Ainsi, la représentation constitue bien plus qu’un simple mécanisme de substitution: elle permet au représenté de bénéficier des effets d’un acte auquel il n’a pas directement pris part, tout en préservant la sécurité des transactions en garantissant aux tiers un engagement clair et stable.

==>L’articulation entre représentation parfaite et imparfaite

La distinction entre représentation parfaite et représentation imparfaite éclaire les modalités précises de cette imputation juridique.

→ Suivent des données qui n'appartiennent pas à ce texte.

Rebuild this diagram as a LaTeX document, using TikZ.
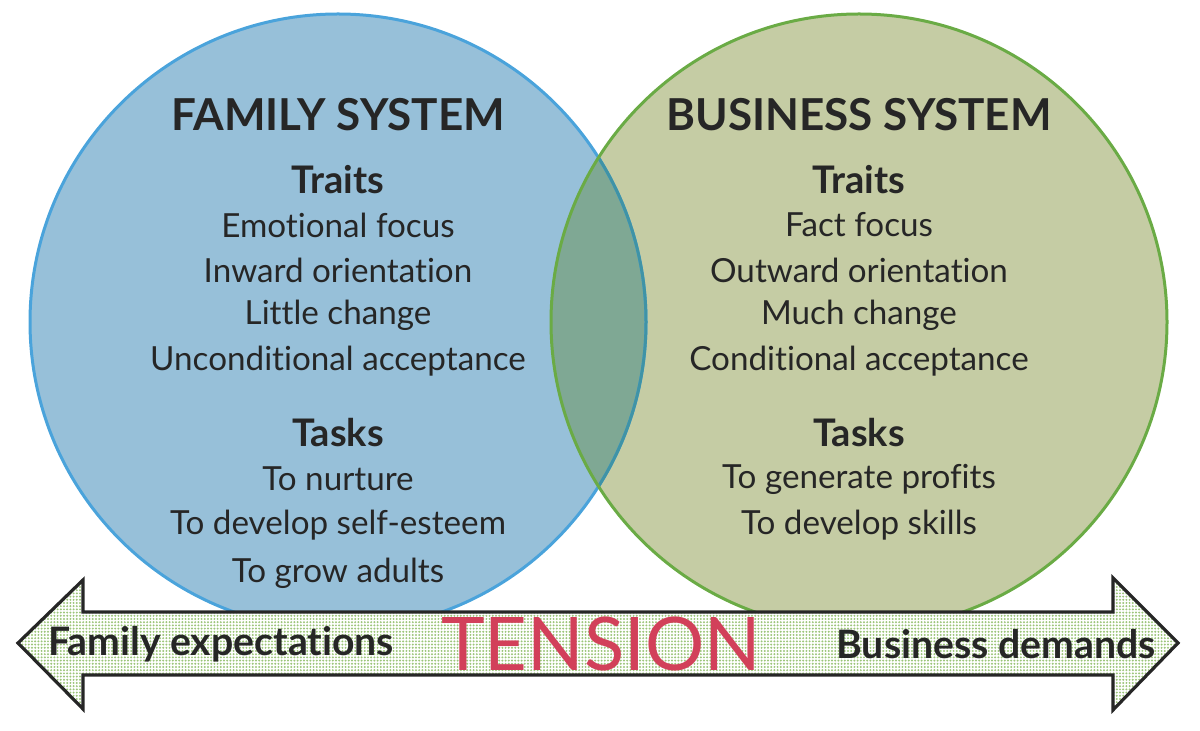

  • Dans la représentation parfaite, le représentant agit au nom et pour le compte du représenté. L’acte est directement rattaché à ce dernier, qui est seul engagé vis-à-vis des tiers. Le représentant, quant à lui, n’est qu’un intermédiaire sans obligation propre. Cette situation se rencontre notamment dans le cadre du mandat, de la gestion d’affaires, ou encore de la représentation légale d’un incapable.
  • Dans la représentation imparfaite, le représentant agit pour le compte du représenté, mais en son propre nom. Dans ce cas, il contracte personnellement avec le tiers, ce qui le rend directement tenu à l’égard de celui-ci. Toutefois, il est ensuite tenu de répercuter les effets de l’acte sur le représenté, selon les modalités convenues. C’est notamment le cas dans certains contrats de commission ou de prête-nom, où l’engagement initial pèse sur l’intermédiaire avant d’être retransmis au bénéficiaire final.

L’ordonnance de 2016 a renforcé cette distinction en intégrant la représentation imparfaite dans le droit commun des obligations. Cette évolution a été saluée par une partie de la doctrine, tout en suscitant des critiques sur le risque de dilution de la notion même de représentation, traditionnellement attachée à une imputation directe.